## BEGIN
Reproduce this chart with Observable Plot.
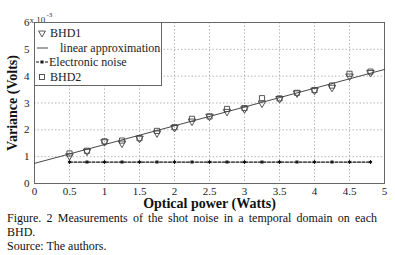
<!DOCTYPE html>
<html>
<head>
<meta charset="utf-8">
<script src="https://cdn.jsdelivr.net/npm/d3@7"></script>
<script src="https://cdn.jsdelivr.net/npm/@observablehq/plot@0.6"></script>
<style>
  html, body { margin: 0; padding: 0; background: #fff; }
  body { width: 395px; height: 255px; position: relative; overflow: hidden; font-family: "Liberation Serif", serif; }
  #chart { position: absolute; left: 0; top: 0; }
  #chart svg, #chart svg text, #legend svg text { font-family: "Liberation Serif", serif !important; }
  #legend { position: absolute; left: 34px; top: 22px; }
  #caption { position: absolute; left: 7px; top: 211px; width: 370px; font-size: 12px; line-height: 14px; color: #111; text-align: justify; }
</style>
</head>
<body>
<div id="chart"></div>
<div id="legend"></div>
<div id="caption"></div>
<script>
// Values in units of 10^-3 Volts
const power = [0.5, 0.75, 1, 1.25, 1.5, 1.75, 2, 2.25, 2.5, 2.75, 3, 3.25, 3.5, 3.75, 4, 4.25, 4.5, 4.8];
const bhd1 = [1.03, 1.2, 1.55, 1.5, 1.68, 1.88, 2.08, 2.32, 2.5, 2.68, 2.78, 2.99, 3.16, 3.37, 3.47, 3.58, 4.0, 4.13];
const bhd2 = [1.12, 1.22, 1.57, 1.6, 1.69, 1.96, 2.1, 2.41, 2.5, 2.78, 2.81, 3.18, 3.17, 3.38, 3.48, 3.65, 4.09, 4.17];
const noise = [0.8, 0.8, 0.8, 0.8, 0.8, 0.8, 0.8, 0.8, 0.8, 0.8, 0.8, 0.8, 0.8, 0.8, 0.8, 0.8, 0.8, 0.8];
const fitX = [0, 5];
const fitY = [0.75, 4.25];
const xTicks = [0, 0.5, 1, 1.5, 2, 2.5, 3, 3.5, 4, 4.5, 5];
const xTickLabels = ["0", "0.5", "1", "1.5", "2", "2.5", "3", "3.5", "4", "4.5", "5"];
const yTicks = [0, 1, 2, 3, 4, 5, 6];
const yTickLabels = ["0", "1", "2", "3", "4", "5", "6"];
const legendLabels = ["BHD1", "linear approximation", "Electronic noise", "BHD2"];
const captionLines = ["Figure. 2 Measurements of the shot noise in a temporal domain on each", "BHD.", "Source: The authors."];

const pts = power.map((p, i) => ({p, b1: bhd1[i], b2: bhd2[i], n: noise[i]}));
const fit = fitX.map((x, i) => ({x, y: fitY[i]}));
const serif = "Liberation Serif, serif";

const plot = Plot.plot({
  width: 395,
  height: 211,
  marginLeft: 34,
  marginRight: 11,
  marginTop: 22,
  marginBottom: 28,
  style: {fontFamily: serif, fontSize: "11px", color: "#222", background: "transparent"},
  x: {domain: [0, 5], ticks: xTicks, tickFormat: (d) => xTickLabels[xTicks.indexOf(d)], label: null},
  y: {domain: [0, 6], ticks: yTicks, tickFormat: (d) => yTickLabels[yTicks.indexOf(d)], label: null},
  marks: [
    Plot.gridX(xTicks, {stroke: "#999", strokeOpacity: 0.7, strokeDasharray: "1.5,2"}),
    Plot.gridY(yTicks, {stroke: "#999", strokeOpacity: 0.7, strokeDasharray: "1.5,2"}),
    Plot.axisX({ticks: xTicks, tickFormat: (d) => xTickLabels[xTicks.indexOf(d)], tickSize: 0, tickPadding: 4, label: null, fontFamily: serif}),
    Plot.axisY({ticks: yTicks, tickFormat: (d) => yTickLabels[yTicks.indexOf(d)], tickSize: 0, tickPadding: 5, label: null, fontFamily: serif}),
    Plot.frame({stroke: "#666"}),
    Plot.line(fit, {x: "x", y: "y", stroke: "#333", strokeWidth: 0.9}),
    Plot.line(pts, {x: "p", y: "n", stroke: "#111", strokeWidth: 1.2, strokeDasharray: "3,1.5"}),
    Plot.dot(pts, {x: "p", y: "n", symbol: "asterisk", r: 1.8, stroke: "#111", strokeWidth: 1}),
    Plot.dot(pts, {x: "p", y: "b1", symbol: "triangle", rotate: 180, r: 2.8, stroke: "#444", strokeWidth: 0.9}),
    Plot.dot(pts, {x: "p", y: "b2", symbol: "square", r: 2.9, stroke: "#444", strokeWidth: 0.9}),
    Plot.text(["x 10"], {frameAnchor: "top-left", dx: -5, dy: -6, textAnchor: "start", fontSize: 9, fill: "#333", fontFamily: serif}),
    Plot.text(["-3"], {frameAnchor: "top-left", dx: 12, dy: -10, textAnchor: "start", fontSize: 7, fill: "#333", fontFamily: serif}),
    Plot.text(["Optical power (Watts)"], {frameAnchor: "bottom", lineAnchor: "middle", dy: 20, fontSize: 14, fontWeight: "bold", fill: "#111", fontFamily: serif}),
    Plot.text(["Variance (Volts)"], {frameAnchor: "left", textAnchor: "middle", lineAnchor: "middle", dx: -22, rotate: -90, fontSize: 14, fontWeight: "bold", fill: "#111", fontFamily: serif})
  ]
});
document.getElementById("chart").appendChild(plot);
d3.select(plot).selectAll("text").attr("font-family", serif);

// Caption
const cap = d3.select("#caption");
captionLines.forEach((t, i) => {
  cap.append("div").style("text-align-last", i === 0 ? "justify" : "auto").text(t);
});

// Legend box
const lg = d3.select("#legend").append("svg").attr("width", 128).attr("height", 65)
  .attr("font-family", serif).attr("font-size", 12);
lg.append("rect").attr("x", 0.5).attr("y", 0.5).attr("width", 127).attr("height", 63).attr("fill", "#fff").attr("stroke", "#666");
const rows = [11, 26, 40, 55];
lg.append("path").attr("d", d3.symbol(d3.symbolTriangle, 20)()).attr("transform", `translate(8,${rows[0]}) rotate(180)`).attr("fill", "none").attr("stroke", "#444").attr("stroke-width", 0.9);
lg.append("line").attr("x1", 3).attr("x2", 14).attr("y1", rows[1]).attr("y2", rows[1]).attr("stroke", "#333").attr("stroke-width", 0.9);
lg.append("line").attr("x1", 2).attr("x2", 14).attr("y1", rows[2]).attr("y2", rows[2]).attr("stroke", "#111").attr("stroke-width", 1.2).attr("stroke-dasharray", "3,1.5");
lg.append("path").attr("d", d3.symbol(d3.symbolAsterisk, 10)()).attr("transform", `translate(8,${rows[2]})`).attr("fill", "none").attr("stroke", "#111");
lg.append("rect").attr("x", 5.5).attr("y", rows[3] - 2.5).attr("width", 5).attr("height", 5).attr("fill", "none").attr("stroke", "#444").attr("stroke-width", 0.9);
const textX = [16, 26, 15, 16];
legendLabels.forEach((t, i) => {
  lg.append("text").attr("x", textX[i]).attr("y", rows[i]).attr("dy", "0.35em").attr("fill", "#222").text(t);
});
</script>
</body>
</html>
## END
## BEGIN
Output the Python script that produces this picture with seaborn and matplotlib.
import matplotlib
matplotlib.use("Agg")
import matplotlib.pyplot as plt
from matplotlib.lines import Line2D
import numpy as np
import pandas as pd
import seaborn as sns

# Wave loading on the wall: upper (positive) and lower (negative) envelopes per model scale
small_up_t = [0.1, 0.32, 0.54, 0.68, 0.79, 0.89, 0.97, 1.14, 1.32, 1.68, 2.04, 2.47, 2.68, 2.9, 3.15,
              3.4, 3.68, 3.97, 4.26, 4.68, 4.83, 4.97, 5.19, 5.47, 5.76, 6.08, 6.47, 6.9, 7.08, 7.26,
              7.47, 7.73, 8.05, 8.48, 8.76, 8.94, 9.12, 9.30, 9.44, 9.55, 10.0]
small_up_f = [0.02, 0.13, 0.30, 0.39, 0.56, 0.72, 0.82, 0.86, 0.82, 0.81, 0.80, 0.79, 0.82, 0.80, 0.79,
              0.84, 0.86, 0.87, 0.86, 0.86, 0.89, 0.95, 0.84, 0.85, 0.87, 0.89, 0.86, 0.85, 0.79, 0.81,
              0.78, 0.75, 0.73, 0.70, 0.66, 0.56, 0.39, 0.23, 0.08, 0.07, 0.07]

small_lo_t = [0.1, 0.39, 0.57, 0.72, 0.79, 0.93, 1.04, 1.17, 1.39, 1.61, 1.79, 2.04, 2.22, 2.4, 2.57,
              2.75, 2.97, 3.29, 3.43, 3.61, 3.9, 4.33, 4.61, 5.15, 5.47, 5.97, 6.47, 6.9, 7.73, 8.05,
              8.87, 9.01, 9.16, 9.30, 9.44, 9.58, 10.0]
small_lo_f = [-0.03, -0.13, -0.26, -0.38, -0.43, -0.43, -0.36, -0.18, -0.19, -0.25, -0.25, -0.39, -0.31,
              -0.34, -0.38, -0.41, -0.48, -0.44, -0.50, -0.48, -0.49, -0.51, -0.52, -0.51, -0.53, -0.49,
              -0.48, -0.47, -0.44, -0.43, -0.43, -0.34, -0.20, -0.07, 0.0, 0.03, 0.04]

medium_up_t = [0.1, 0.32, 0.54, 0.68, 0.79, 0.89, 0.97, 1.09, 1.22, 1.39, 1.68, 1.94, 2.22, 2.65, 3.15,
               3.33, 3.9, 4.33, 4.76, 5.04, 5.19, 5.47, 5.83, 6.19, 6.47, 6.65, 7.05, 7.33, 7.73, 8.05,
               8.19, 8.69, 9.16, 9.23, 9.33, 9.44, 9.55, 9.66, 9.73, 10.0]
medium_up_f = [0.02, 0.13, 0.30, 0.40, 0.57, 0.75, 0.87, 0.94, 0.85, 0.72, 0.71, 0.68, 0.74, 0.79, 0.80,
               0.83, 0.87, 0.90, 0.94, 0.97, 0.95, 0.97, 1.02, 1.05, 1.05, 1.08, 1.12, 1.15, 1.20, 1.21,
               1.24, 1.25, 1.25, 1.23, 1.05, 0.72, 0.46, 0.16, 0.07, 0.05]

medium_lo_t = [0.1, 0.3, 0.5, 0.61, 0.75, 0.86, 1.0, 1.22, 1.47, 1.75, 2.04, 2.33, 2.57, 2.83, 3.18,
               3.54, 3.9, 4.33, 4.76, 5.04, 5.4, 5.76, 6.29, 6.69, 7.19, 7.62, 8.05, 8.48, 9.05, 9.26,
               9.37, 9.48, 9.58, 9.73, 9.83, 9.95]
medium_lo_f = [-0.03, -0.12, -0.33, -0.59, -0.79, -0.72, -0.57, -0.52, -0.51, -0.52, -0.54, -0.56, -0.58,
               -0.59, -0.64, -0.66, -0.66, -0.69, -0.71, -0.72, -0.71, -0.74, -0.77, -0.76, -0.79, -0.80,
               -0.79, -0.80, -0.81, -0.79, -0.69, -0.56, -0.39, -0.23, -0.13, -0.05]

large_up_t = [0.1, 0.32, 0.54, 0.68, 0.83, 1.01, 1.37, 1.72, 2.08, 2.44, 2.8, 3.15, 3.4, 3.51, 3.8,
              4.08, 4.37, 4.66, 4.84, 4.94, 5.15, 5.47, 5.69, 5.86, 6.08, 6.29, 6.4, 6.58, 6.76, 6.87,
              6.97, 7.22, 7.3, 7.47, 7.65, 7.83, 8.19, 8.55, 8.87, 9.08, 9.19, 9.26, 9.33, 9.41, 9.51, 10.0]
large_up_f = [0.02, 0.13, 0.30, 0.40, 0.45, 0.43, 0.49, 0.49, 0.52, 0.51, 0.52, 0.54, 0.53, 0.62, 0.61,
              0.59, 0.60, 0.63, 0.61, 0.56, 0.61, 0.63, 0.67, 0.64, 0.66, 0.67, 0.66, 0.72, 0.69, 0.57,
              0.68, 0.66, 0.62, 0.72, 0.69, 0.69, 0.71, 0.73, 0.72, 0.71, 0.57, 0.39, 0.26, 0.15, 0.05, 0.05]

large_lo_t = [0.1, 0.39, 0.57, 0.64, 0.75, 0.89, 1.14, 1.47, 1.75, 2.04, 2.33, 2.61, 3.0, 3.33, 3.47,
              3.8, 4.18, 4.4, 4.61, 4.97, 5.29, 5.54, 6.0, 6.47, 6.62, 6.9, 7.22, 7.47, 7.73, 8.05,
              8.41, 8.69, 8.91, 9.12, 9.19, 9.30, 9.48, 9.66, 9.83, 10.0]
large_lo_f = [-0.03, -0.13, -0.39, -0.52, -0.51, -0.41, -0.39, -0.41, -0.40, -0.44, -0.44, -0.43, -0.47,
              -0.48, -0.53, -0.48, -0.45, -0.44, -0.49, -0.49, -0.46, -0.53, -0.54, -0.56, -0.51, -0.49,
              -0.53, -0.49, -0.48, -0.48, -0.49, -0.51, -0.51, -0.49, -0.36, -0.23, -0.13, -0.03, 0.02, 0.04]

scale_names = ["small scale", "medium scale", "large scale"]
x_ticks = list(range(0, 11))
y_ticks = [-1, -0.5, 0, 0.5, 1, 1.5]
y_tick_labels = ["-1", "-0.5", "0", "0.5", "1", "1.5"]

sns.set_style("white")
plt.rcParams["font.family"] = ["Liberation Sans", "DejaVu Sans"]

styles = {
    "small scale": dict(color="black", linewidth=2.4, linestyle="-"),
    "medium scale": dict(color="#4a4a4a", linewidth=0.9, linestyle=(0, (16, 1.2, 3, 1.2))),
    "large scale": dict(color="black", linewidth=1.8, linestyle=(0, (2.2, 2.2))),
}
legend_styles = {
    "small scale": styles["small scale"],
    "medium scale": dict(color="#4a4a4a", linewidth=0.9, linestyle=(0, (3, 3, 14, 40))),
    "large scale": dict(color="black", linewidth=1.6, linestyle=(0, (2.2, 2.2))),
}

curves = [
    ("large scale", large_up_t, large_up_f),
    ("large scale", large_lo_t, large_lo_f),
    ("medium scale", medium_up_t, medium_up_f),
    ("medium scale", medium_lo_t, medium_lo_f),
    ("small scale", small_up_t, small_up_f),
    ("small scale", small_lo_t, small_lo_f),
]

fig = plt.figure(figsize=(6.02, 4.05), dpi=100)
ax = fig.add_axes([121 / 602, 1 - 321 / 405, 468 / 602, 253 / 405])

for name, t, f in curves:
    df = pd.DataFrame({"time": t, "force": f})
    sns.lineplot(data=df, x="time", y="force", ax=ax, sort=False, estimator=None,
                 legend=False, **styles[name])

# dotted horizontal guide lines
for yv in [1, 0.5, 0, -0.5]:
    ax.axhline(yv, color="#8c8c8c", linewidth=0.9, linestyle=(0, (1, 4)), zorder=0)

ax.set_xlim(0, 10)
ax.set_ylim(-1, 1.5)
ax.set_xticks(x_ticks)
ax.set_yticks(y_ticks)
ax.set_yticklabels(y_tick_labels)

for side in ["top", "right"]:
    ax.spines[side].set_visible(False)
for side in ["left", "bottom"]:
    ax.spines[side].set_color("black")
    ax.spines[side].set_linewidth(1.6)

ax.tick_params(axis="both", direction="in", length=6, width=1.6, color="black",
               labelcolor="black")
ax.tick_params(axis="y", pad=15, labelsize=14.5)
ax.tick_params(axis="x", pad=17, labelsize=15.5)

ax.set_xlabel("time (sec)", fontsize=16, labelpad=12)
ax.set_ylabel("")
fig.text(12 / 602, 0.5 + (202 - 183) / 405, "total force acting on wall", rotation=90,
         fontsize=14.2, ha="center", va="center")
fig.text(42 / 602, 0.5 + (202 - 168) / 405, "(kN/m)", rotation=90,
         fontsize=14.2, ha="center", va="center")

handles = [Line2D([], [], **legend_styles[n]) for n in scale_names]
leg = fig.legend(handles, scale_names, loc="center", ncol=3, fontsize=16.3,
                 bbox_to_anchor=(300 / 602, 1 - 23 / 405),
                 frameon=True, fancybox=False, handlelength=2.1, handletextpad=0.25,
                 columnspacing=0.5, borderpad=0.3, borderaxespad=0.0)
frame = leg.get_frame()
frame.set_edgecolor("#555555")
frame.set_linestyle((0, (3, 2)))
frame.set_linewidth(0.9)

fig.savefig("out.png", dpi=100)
## END
WRITTEN PROBLEM:
Retype verbatim the lines that run from the line containing "Output the Python" to the line containing "import seaborn as sns", both inclusive, and no others.

REPLY:
Output the Python script that produces this picture with seaborn and matplotlib.
import matplotlib
matplotlib.use("Agg")
import matplotlib.pyplot as plt
from matplotlib.lines import Line2D
import numpy as np
import pandas as pd
import seaborn as sns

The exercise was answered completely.